WRITTEN EXERCISE: Starting at the first line of the listing below, repeat each line exactly until the line containing "ax = fig.add_axes([0.1957, 0.1655, 0.767, 0.7586])", which you include. Leave out pictures.

GIVEN INFORMATION:
## START

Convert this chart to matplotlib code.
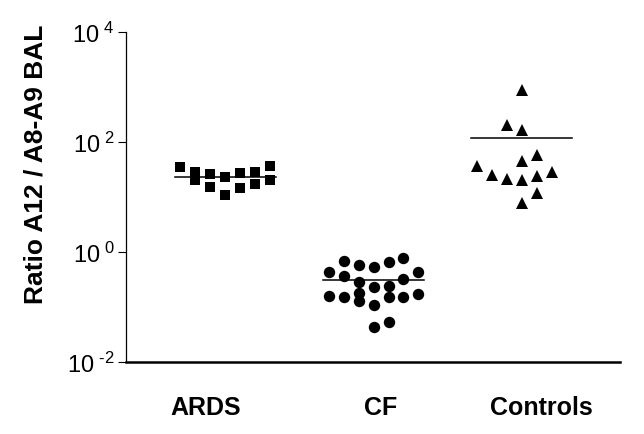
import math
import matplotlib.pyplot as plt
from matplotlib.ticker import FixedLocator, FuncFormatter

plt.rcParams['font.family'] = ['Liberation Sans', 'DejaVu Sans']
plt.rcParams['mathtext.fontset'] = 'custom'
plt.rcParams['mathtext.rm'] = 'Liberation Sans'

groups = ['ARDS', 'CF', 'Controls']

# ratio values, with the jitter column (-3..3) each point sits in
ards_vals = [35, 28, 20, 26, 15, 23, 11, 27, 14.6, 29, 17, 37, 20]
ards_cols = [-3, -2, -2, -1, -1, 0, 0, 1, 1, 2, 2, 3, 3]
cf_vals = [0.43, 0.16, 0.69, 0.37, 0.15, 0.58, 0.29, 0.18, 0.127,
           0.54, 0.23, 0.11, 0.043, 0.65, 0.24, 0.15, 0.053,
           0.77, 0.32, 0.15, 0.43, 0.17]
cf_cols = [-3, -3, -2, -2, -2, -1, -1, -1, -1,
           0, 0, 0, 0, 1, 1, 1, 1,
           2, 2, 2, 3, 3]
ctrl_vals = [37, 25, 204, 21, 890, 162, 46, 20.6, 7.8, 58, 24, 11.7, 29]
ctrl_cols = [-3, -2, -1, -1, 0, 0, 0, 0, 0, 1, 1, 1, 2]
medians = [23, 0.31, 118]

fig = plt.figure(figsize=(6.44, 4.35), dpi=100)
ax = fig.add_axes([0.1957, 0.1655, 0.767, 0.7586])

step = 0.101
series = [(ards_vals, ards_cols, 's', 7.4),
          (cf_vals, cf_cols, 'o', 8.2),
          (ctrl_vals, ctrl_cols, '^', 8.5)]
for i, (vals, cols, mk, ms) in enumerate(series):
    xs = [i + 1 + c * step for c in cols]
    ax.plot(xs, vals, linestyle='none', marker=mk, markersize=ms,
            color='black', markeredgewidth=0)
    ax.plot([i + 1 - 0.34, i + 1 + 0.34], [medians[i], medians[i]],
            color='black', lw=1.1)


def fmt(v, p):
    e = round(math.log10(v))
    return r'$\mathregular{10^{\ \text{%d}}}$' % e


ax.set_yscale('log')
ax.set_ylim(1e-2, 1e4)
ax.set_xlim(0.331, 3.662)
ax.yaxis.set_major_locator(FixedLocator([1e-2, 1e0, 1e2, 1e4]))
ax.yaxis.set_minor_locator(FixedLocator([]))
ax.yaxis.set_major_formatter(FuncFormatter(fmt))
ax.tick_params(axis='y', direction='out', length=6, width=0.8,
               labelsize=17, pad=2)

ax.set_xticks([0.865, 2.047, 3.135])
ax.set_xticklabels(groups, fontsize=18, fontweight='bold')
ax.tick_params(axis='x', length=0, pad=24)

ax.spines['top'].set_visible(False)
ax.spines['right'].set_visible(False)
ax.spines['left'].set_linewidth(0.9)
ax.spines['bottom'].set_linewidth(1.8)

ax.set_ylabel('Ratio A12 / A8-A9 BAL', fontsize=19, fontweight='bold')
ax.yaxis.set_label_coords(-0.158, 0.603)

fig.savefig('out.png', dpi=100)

## END

RESPONSE TO THE EXERCISE:
Convert this chart to matplotlib code.
import math
import matplotlib.pyplot as plt
from matplotlib.ticker import FixedLocator, FuncFormatter

plt.rcParams['font.family'] = ['Liberation Sans', 'DejaVu Sans']
plt.rcParams['mathtext.fontset'] = 'custom'
plt.rcParams['mathtext.rm'] = 'Liberation Sans'

groups = ['ARDS', 'CF', 'Controls']

# ratio values, with the jitter column (-3..3) each point sits in
ards_vals = [35, 28, 20, 26, 15, 23, 11, 27, 14.6, 29, 17, 37, 20]
ards_cols = [-3, -2, -2, -1, -1, 0, 0, 1, 1, 2, 2, 3, 3]
cf_vals = [0.43, 0.16, 0.69, 0.37, 0.15, 0.58, 0.29, 0.18, 0.127,
           0.54, 0.23, 0.11, 0.043, 0.65, 0.24, 0.15, 0.053,
           0.77, 0.32, 0.15, 0.43, 0.17]
cf_cols = [-3, -3, -2, -2, -2, -1, -1, -1, -1,
           0, 0, 0, 0, 1, 1, 1, 1,
           2, 2, 2, 3, 3]
ctrl_vals = [37, 25, 204, 21, 890, 162, 46, 20.6, 7.8, 58, 24, 11.7, 29]
ctrl_cols = [-3, -2, -1, -1, 0, 0, 0, 0, 0, 1, 1, 1, 2]
medians = [23, 0.31, 118]

fig = plt.figure(figsize=(6.44, 4.35), dpi=100)
ax = fig.add_axes([0.1957, 0.1655, 0.767, 0.7586])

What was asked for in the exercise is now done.